Implementing Youth Summer Sessions Online: Impacts of the 2021 Learning Games Lab Think Tanks
Each summer, the Learning Games Lab hosts in-person, half-day, weeklong sessions for youth. During these “Think Tank” sessions, youth are invited to be consultants, where they enhance their skills and knowledge of critically reviewing games, the design process, and evaluating tools in development.
Due to changes in statewide orders caused by the COVID-19 pandemic, educators held sessions fully online using Zoom. Thirteen students entering grades 6, 7, and 8 participated as Games Lab Consultants. Educators modified activities to address the online environment. At the end of the session, educators gathered feedback from consultants and their families to identify the impact of the program.
Implementing Think Tank Activities Online
Critical Review of Games
Educators provided multiple opportunities for youth consultants to play and evaluate digital games. In one activity, youth were assigned to play and critically review digital games when youth gathered as a group synchronously and for homework. Using a list of online games and questions to guide their evaluation of games, youth played and examined games’ audience, context, goals, and content. Then they critically reviewed games based on these areas and additional categories, such as graphics, accessibility, and ease of use. They used notes taken during gameplay and review to create presentations of their reviews to share with peers, which often ended with a large group discussion.
Additionally, educators used the tools Mentimeter and Padlet to prompt thinking and generate conversation about games and gameplay. For instance, using Padlet (a digital interactive whiteboard), youth posted names and descriptions of games they like to play as well as what they care about when reviewing games. Youth responded to questions posted in Mentimeter, where they shared their gameplay experience and reviews of different games. After providing input, youth and educators engaged in discussions on how these tools supported their reflection and articulation of ideas and provided youth opportunities to play and evaluate multiple games to enhance their skills and knowledge.
Critically reviewing existing games provides a foundation for youth to test games in development. Youth conducted user-testing of the final versions of the interactive MyPlate. They played and analyzed the tool in breakout rooms and provided constructive feedback on gameplay and suggestions for improving the interactives. Youth provided input vocally and/or through the chat option.
They also played the Virtual Insect Collection Lab and addressed questions related to the tool's content. Later in the week, they tested Math Snacks games, which were in the process of being updated due to the discontinuation of Flash. Youth played Monster School Bus, Gate, or Ratio Rumble and provided feedback on bugs and other errors as well as what they liked about the games in presentation, Padlet board, and Mentimeter questions.
Designing and Delivering Content
Youth used online and digital tools to produce content to share with peers and educators. Youth created a digital presentation where they shared three things about themselves and games they like to play with peers. Throughout the week, they created short presentations of games they reviewed. For their final project, youth selected a digital tool, such as PowerPoint, Google Slides, or iMovie, to use to pitch a game they recommend peers, educators, or designers play and the reasons. They presented their work on the last day of the session.

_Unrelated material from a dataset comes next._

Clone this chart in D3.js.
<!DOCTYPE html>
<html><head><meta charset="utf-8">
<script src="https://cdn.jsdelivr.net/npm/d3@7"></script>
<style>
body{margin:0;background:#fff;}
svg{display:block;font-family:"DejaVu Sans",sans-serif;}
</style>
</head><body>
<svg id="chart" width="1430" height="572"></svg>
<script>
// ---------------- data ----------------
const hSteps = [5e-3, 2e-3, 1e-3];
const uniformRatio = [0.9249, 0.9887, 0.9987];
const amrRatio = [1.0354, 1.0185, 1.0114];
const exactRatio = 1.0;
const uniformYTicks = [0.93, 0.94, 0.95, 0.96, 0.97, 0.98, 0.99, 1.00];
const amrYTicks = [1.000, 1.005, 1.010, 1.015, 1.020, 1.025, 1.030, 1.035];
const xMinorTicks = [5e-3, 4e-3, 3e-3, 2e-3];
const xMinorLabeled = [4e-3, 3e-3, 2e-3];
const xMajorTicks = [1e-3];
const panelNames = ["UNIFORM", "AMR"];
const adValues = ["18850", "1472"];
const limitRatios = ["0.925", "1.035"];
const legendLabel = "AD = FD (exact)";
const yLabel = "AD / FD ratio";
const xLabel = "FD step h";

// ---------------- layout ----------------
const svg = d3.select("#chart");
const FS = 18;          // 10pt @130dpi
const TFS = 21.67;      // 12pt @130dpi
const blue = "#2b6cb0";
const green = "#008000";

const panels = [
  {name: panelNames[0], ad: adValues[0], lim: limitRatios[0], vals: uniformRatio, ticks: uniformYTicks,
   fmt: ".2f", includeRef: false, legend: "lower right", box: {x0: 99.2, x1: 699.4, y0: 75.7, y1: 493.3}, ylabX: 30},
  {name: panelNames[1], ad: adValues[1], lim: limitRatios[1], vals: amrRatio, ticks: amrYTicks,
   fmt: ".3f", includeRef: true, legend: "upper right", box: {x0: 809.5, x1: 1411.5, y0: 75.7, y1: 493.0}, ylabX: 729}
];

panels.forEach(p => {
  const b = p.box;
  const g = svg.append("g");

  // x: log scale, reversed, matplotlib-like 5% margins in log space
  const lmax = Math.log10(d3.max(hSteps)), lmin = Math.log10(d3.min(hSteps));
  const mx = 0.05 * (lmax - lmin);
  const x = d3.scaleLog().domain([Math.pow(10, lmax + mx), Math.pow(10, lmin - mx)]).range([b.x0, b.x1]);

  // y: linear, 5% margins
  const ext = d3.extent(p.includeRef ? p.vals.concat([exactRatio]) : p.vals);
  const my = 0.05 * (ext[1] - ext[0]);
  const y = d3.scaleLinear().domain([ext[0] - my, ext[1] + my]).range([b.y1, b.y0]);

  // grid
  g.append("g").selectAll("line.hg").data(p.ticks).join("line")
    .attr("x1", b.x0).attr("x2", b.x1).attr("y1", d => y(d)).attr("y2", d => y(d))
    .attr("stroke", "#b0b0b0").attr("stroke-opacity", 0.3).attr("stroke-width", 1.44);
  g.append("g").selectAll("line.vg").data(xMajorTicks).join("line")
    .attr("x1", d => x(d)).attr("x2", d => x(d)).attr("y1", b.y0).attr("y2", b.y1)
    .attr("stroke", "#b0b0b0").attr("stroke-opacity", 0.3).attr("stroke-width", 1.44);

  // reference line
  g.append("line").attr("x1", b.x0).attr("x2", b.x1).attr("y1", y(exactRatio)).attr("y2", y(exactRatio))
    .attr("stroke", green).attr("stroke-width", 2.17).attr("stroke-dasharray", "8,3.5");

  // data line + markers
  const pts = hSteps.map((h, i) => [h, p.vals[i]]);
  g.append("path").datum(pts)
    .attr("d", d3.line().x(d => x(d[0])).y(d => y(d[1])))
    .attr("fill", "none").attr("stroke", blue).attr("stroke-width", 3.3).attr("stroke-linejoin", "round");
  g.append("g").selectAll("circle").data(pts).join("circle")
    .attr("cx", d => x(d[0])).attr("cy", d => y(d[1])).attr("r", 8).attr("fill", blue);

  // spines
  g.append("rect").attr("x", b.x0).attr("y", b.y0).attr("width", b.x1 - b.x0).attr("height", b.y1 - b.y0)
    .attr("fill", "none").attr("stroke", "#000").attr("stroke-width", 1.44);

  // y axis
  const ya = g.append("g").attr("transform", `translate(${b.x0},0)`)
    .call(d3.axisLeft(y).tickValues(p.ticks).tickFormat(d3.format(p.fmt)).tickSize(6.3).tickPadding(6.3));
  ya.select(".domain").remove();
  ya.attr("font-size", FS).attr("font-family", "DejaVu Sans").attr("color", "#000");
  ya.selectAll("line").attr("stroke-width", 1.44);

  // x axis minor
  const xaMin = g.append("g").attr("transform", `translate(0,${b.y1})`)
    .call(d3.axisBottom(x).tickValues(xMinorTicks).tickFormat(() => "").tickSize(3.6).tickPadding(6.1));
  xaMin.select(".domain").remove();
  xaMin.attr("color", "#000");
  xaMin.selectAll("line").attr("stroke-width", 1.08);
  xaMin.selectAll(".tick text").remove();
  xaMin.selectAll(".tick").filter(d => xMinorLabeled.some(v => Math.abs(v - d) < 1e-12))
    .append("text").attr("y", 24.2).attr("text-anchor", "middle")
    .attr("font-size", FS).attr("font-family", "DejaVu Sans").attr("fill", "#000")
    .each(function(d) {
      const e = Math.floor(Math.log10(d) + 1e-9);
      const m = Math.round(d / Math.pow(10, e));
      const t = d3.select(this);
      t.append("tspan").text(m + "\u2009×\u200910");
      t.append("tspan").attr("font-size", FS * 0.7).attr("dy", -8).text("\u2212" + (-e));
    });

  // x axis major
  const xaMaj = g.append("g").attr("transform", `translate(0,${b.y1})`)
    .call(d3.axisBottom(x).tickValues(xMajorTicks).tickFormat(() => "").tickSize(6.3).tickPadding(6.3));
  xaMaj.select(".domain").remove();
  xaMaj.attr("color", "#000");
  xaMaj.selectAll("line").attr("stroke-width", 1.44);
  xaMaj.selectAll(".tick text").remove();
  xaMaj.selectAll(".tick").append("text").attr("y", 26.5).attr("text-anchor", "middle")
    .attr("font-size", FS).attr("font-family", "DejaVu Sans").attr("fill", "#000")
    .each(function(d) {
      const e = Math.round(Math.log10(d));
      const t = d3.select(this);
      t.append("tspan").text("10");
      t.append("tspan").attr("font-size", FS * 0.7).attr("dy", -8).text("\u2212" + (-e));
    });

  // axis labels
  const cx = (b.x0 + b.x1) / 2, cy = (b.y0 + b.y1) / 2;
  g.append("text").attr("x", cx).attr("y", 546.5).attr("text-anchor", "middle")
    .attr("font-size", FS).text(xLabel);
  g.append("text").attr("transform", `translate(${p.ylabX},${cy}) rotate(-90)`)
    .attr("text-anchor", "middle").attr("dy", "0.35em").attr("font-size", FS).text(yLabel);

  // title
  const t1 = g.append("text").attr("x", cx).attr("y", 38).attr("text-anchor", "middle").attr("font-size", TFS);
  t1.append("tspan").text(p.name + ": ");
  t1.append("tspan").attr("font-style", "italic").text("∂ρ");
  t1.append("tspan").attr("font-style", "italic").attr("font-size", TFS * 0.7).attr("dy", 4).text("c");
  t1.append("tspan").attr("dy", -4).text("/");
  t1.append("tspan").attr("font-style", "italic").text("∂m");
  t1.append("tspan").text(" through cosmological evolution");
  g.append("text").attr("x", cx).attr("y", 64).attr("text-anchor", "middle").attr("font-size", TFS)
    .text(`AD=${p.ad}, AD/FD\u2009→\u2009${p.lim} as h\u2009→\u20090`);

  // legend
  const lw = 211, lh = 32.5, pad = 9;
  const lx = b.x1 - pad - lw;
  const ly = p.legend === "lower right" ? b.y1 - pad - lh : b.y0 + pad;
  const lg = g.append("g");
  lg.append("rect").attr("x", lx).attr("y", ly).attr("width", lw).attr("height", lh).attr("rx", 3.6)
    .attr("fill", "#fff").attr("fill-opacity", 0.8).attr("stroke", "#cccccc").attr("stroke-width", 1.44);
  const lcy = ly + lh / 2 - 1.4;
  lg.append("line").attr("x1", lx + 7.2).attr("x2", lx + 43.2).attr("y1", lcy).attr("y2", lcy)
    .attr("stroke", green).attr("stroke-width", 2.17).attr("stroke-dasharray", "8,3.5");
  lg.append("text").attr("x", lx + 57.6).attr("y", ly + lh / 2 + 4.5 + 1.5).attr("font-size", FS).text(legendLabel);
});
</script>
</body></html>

On the session’s last day, educators distributed a survey to youth and their parents or guardians to assess the summer program. Survey data indicated that youth found the skills taught in the session to be very useful. Youth described the Learning Games Lab as fun and informative and as a place to play, review and learn about games and where they learn something new everyday. Youth expressed interest in wanting to learn about:
“Play more games and that math can be fun sometimes.”
With the survey for parents and guardians, the data showed adults saw an improvement in a variety of their kids’ skills and found the skills taught in the session to be useful or extremely useful. One respondent described being surprised by their child’s computer skills. Overall, adults reported their child’s experience at the session was “good”. Gathering feedback from youth and their families about their Games Lab experience helped the educators learn what worked with the program and what can be improved.

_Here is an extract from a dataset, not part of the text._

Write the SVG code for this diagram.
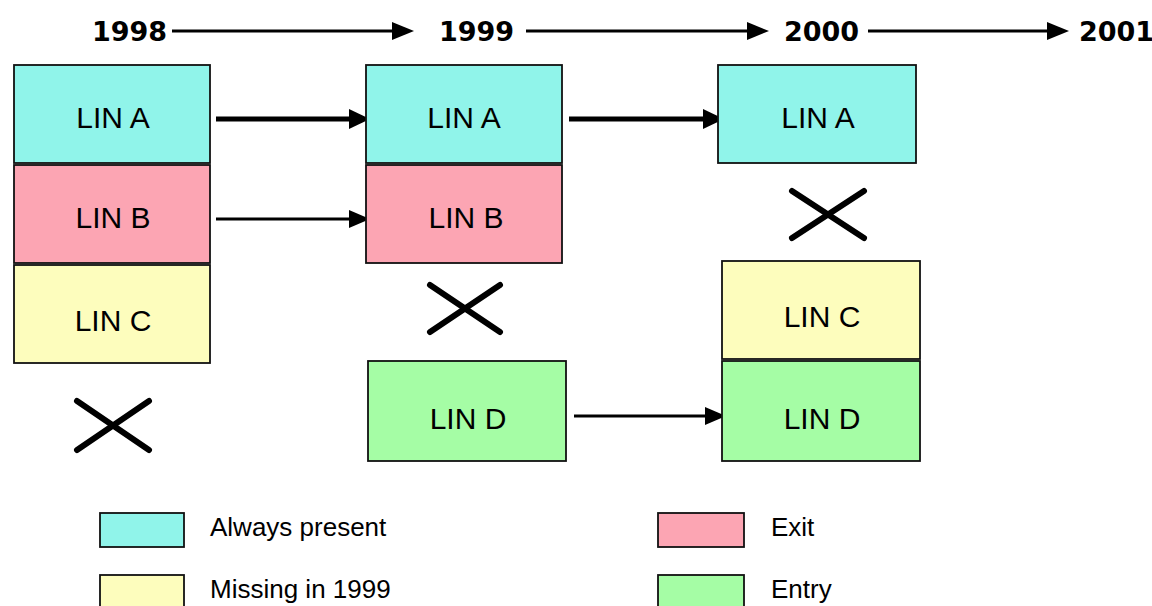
<svg xmlns="http://www.w3.org/2000/svg" width="1152" height="606" viewBox="0 0 1152 606">
<style>
.box{stroke:#111;stroke-width:1.8}
.a{fill:#90F4EA}.b{fill:#FCA5B3}.c{fill:#FDFDBD}.d{fill:#A5FDA5}
.lbl{font-family:"Liberation Sans",Arial,sans-serif;font-size:30px;fill:#000;text-anchor:middle}
.yr{font-family:"DejaVu Sans",Verdana,sans-serif;font-weight:bold;font-size:27px;fill:#000}
.leg{font-family:"Liberation Sans",Arial,sans-serif;font-size:26px;fill:#000}
.x{stroke:#000;stroke-width:6;stroke-linecap:round}
.ln{stroke:#000}
</style>
<g id="years">
<text class="yr" x="92" y="41">1998</text>
<text class="yr" x="439" y="41">1999</text>
<text class="yr" x="784" y="41">2000</text>
<text class="yr" x="1079" y="41">2001</text>
</g>
<g id="connectors">
<line class="ln" x1="172" y1="31" x2="395" y2="31" stroke-width="3"/>
<path d="M392,22 L414,31 L392,40 z"/>
<line class="ln" x1="526" y1="31" x2="750" y2="31" stroke-width="3"/>
<path d="M747,22 L769,31 L747,40 z"/>
<line class="ln" x1="868" y1="31" x2="1050" y2="31" stroke-width="3"/>
<path d="M1047,22 L1069,31 L1047,40 z"/>
<line class="ln" x1="216" y1="119" x2="352" y2="119" stroke-width="5"/>
<path d="M349,109 L370,119 L349,129 z"/>
<line class="ln" x1="216" y1="219" x2="352" y2="219" stroke-width="3"/>
<path d="M349,210 L370,219 L349,228 z"/>
<line class="ln" x1="569" y1="119" x2="706" y2="119" stroke-width="5"/>
<path d="M703,109 L724,119 L703,129 z"/>
<line class="ln" x1="574" y1="416" x2="708" y2="416" stroke-width="3"/>
<path d="M705,407 L726,416 L705,425 z"/>
</g>
<g id="n1998A"><rect class="box a" x="14" y="65" width="196" height="98"/><text class="lbl" x="113" y="128">LIN A</text></g>
<g id="n1998B"><rect class="box b" x="14" y="165" width="196" height="98"/><text class="lbl" x="113" y="228">LIN B</text></g>
<g id="n1998C"><rect class="box c" x="14" y="265" width="196" height="98"/><text class="lbl" x="113" y="331">LIN C</text></g>
<g id="n1999A"><rect class="box a" x="366" y="65" width="196" height="98"/><text class="lbl" x="464" y="128">LIN A</text></g>
<g id="n1999B"><rect class="box b" x="366" y="165" width="196" height="98"/><text class="lbl" x="466" y="228">LIN B</text></g>
<g id="n1999D"><rect class="box d" x="368" y="361" width="198" height="100"/><text class="lbl" x="468" y="429">LIN D</text></g>
<g id="n2000A"><rect class="box a" x="718" y="65" width="198" height="98"/><text class="lbl" x="818" y="128">LIN A</text></g>
<g id="n2000C"><rect class="box c" x="722" y="261" width="198" height="98"/><text class="lbl" x="822" y="327">LIN C</text></g>
<g id="n2000D"><rect class="box d" x="722" y="361" width="198" height="100"/><text class="lbl" x="822" y="429">LIN D</text></g>
<g id="crosses">
<path class="x" d="M77,401 L149,450 M149,401 L77,450"/>
<path class="x" d="M430,285 L500,332 M500,285 L430,332"/>
<path class="x" d="M792,191 L864,238 M864,191 L792,238"/>
</g>
<g id="legend">
<rect class="box a" x="100" y="513" width="84" height="34"/>
<text class="leg" x="210" y="536">Always present</text>
<rect class="box b" x="658" y="513" width="86" height="34"/>
<text class="leg" x="771" y="536">Exit</text>
<rect class="box c" x="100" y="575" width="84" height="40"/>
<text class="leg" x="210" y="598">Missing in 1999</text>
<rect class="box d" x="658" y="575" width="86" height="40"/>
<text class="leg" x="771" y="598">Entry</text>
</g>
</svg>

Educators utilized tools and structured activities for youth to test educational games and interactives, critically review games, and participate in design activities in ways that effectively utilized the affordances of online and digital tools. By using a variety of online and digital tools, youth actively engaged in communicating and collaborating with peers and identified different ways to express their ideas. While there was variation in the implementation of activities, educators still managed to achieve the goals of enhancing youth’s skills and knowledge in reviewing, user-testing, and designing.